In 1998, the African American Civil War Memorial Freedom Foundation dedicated a memorial to honor the members of the United States Colored Troops (USCT) during the war. These troops span from people of African to Hispanic descent who have played a role in supporting the Union and fighting slavery. A year later, a museum opened on the historic U Street district.

The African American Civil War Memorial Freedom Foundation created the museum for two main purposes—to contribute to the economic regrowth of U Street, which suffered economic decline since the 1968 riots, and also to acknowledge the service of the USCT and preserve their stories. The museum occupies a building known as the Grimke Building; it was named after Archibald Grimke, a former slave who became the second African American to graduate from Harvard’s Law School. Visitors ranging from teachers to students to USCT member descendants use the museum as an educational venue consisting of artifacts such as photographs and Civil War-era uniforms and weaponry.

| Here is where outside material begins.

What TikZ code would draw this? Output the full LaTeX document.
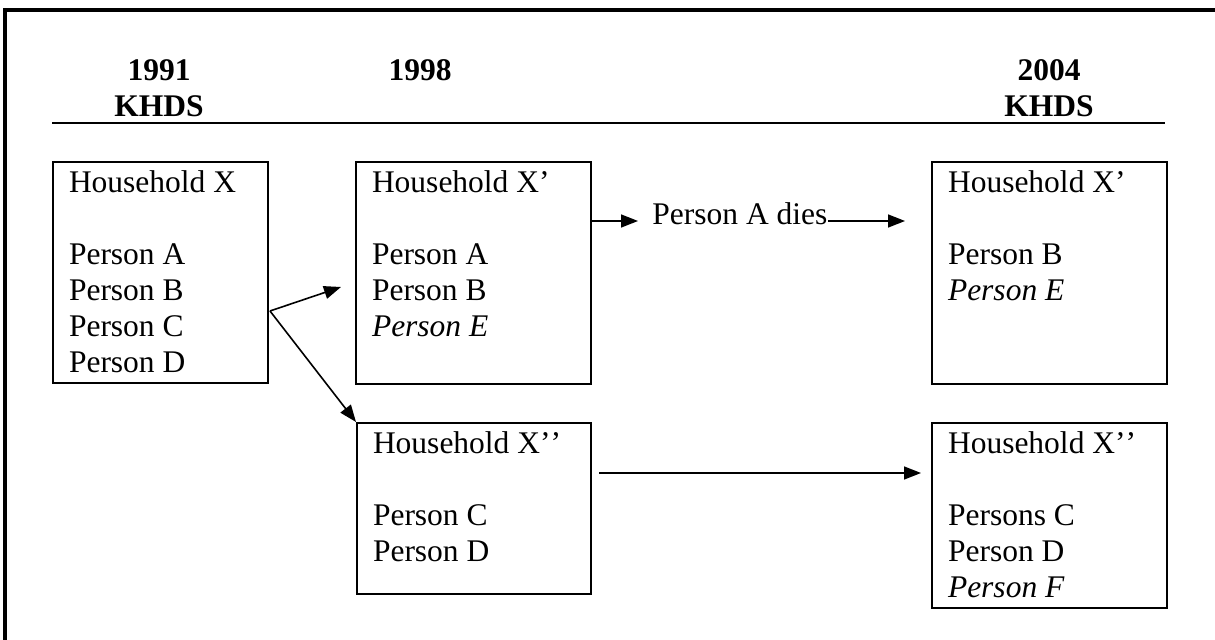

The memorial stands across from the museum as a place of recognition for those soldiers whose lives have been given and documented. A bronze sculpture, the Spirit of Freedom, is a notable landmark depicting a nine-to-ten-foot sailor and soldiers at the forefront with a family in the back. It is centered in a granite paved plaza and walking area, surrounded by the Wall of Honor, where it lists up to 209,145 names of the men who served in the USCT.